Cette décision a été notifiée aux parties, notamment à M. X... le 7 juillet 2010 et à la société Frédéric B... le 8 juillet suivant.
La société Frédéric B... en a formé régulièrement appel, dirigeant celui-ci contre M. X... uniquement, par lettre recommandée avec accusé de réception postée le 2 août 2010.
PRÉTENTIONS ET MOYENS DES PARTIES
Par conclusions enregistrées au greffe le 20 août 2012 reprises oralement à l'audience, ici expressément visées et auxquelles il convient de se reporter pour plus ample exposé, la société Frédéric B... sollicite l'infirmation du jugement déféré, que M. Yannick X... soit dit et jugé irrecevable et mal fondé en toutes ses demandes, s'en voyant débouté, et condamné à lui payer la somme de 2 000 euros en application de l'article 700 du code de procédure civile, outre qu'il soit tenu aux entiers dépens.
Elle fait valoir que :- M. X... ne peut invoquer le statut de salarié protégé, ni sur le fondement de l'article L. 2411-9 du code du travail, ni au motif que l'employeur, lorsqu'il a engagé la procédure de licenciement, avait connaissance de l'imminence de sa candidature,- le licenciement pour motif économique prononcé est parfaitement justifié, et elle a rempli son obligation de recherche de reclassement,- elle a établi les critères d'ordre des licenciements en référence aux critères légaux, et les a appliqués avec toute l'objectivité voulue, ce dont elle justifie.

* * * *
À l'audience, M. Yannick X..., spécifiant qu'il ne demande pas à voir examiner la cause réelle et sérieuse du licenciement intervenu, sollicite :- au principal, la confirmation du jugement déféré,- subsidiairement, la somme de 15 000 euros de dommages et intérêts pour non-respect des critères d'ordre des licenciements,- en tout état de cause, que o soit ordonnée la capitalisation des intérêts au taux légal qui assortissent les condamnations, o la société Frédéric B... soit condamnée à lui verser la somme de 1 500 euros en application de l'article 700 du code de procédure civile, outre qu'elle soit tenue aux entiers dépens.
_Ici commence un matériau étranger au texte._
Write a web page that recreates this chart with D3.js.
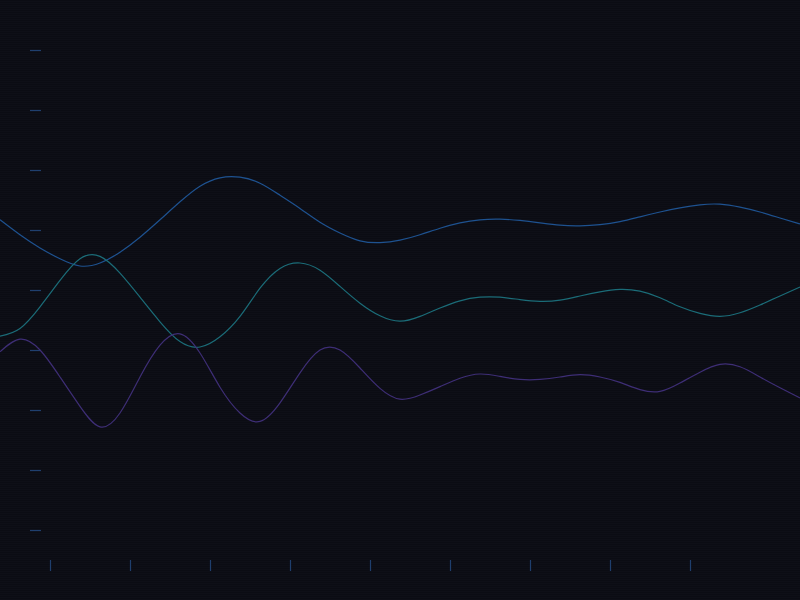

Il réplique que :- son licenciement est nul à deux titres, d'une part, l'employeur ayant méconnu les dispositions de l'article L. 2411-9 du code du travail, d'autre part, le même ayant connaissance, lorsqu'il a engagé la procédure de licenciement, de l'imminence de sa candidature aux fonctions de délégué du personnel ; il a droit, en conséquence, à une indemnisation, tant pour violation du statut protecteur, que du fait du caractère illicite du licenciement advenu,- l'employeur n'a pas respecté les critères d'ordre des licenciements, en ce que o parmi les critères que fixe la loi, ceux qui sont objectifs ont bénéficié d'une pondération bien inférieure à celui à caractère subjectif,

o il conteste l'application qui a été faite du critère relatif aux qualités professionnelles, l'employeur ne démontrant toujours pas, de façon objective, le fait qu'il ait été moins compétent, ou moins polyvalent, que ses collègues,- il a connu une longue période de chômage, et n'a retrouvé que très récemment un emploi au sein d'une jardinerie, pour un salaire moindre que celui qu'il percevait chez B....

MOTIFS DE LA DÉCISION
Sur la protection due aux représentants du personnel
Du fait des positions qu'ils sont conduits à prendre dans l'exercice de leur mandat, les représentants du personnel bénéficient d'une protection exorbitante du droit commun par rapport aux autres salariés, que ce soit au plan de l'exécution comme de la rupture de leur contrat de travail.
Ainsi, la loi accorde une protection spécifique au salarié demandant l'organisation d'élections de délégués du personnel dans l'entreprise, conformément à l'article L. 2411-6 du code du travail (et non ainsi que visé de manière erronée L. 2411-9, propre aux élections au comité d'entreprise), de même qu'à celui dont la candidature aux fonctions de délégué du personnel est imminente, conformément à l'article L. 2411-7 du même code.
A) Le salarié sollicitant l'organisation d'élections de délégués du personnel
L'article L. 2411-6 dispose : " L'autorisation de licenciement est requise pendant une durée de six mois, pour le salarié ayant demandé à l'employeur d'organiser les élections de délégués du personnel ou d'accepter d'organiser ces élections. Cette durée court à compter de l'envoi à l'employeur de la lettre recommandée par laquelle une organisation syndicale a, la première, demandé ou accepté qu'il soit procédé à ces élections. Cette protection ne bénéficie qu'à un seul salarié par organisation syndicale ainsi qu'au premier salarié, non mandaté par une organisation syndicale, qui a demandé d'organiser ces élections ".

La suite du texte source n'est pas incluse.